I read Goodbye Columbus in 10th grade and it put me off Philip Roth for life. So sexist, and too recent to get a "historical" pass for same.


erikaj - Sep 23, 2012 8:41:26 am PDT #19792 of 28344
Always Anti-fascist!

Yeah, TB. Nowadays, I bet he'd be all about hand sanitizer, but point taken. I don't know...maybe 1958 seemed long enough to be pass-worthy when I was fourteen, or maybe, like with Ian Fleming, I found myself identifying with the males? I haven't read it in some time.


§ ita § - Sep 23, 2012 10:15:41 am PDT #19793 of 28344
Well not canonically, no, but this is transformative fiction.

Wouldn't shaking his hand be...well, like shaking the hand like tons of guys (and girls...), but eating organ meats he cooked be a bit dodgier?
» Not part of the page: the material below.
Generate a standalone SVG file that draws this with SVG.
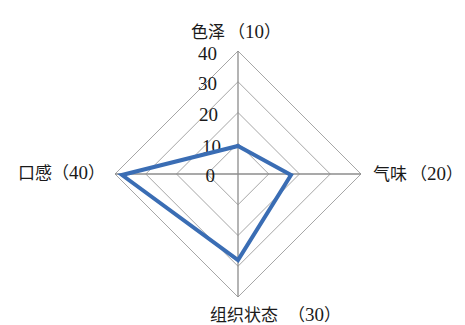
<svg xmlns="http://www.w3.org/2000/svg" width="465" height="325" viewBox="0 0 465 325">
<style>
.grid{fill:none;stroke:#a6a6a6;stroke-width:1}
.axis{stroke:#8c8c8c;stroke-width:1.3}
.series{fill:none;stroke:#3a6db4;stroke-width:4;stroke-linejoin:miter}
.num{font-family:"Liberation Serif","Noto Sans CJK SC",serif;font-size:19px;fill:#1a1a1a;text-anchor:end}
.lbl{font-family:"Liberation Serif","Noto Sans CJK SC",serif;font-size:17px;fill:#1a1a1a}
.d{font-size:19px}
</style>
<rect width="465" height="325" fill="#ffffff"/>
<g id="grid">
<polygon class="grid" points="238,143.25 268.75,174 238,204.75 207.25,174"/>
<polygon class="grid" points="238,112.5 299.5,174 238,235.5 176.5,174"/>
<polygon class="grid" points="238,81.75 330.25,174 238,266.25 145.75,174"/>
<polygon class="grid" points="238,51 361,174 238,297 115,174"/>
<line class="axis" x1="238" y1="51" x2="238" y2="297"/>
<line class="axis" x1="115" y1="174" x2="361" y2="174"/>
</g>
<g id="scale">
<text class="num" x="217" y="60">40</text>
<text class="num" x="217" y="90">30</text>
<text class="num" x="218" y="121">20</text>
<text class="num" x="221" y="153">10</text>
<text class="num" x="215" y="182">0</text>
</g>
<g id="connectors">
<polygon class="series" points="238,146 291,175 238,260 122,175"/>
</g>
<g id="node-top"><text class="lbl" x="191" y="38">色泽<tspan x="228">（</tspan><tspan class="d">10</tspan>）</text></g>
<g id="node-right"><text class="lbl" x="373" y="180">气味<tspan x="410">（</tspan><tspan class="d">20</tspan>）</text></g>
<g id="node-bottom"><text class="lbl" x="210" y="321">组织状态<tspan x="288">（</tspan><tspan class="d">30</tspan>）</text></g>
<g id="node-left"><text class="lbl" x="18" y="179">口感<tspan x="52">（</tspan><tspan class="d">40</tspan>）</text></g>
</svg>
My memory of the book is severely patchy.

I have a categorisation question that I figure goes here, since it's not my writing.

I have a friend who writes YA (I know, who doesn't?) Her first book is 16 and over, she'd recommend, and her second she says is appropriate for a ten year old to read (even though the characters are older). Does YA formally span that wide an age range? And if so, is it still more helpful than confusing?


le nubian - Sep 23, 2012 10:32:25 am PDT #19794 of 28344
"And to be clear, I am the hell. And the high water."

Harry Potter. The first 3 books I could easily recommend for age 8 to adult. Right around book 4, I think the books started gearing older with the 5th and 6th books a bit hard to take for younger children.


Jesse - Sep 23, 2012 10:39:48 am PDT #19795 of 28344
Sometimes I trip on how happy we could be.

10 year olds are "middle grades" for books now, I think.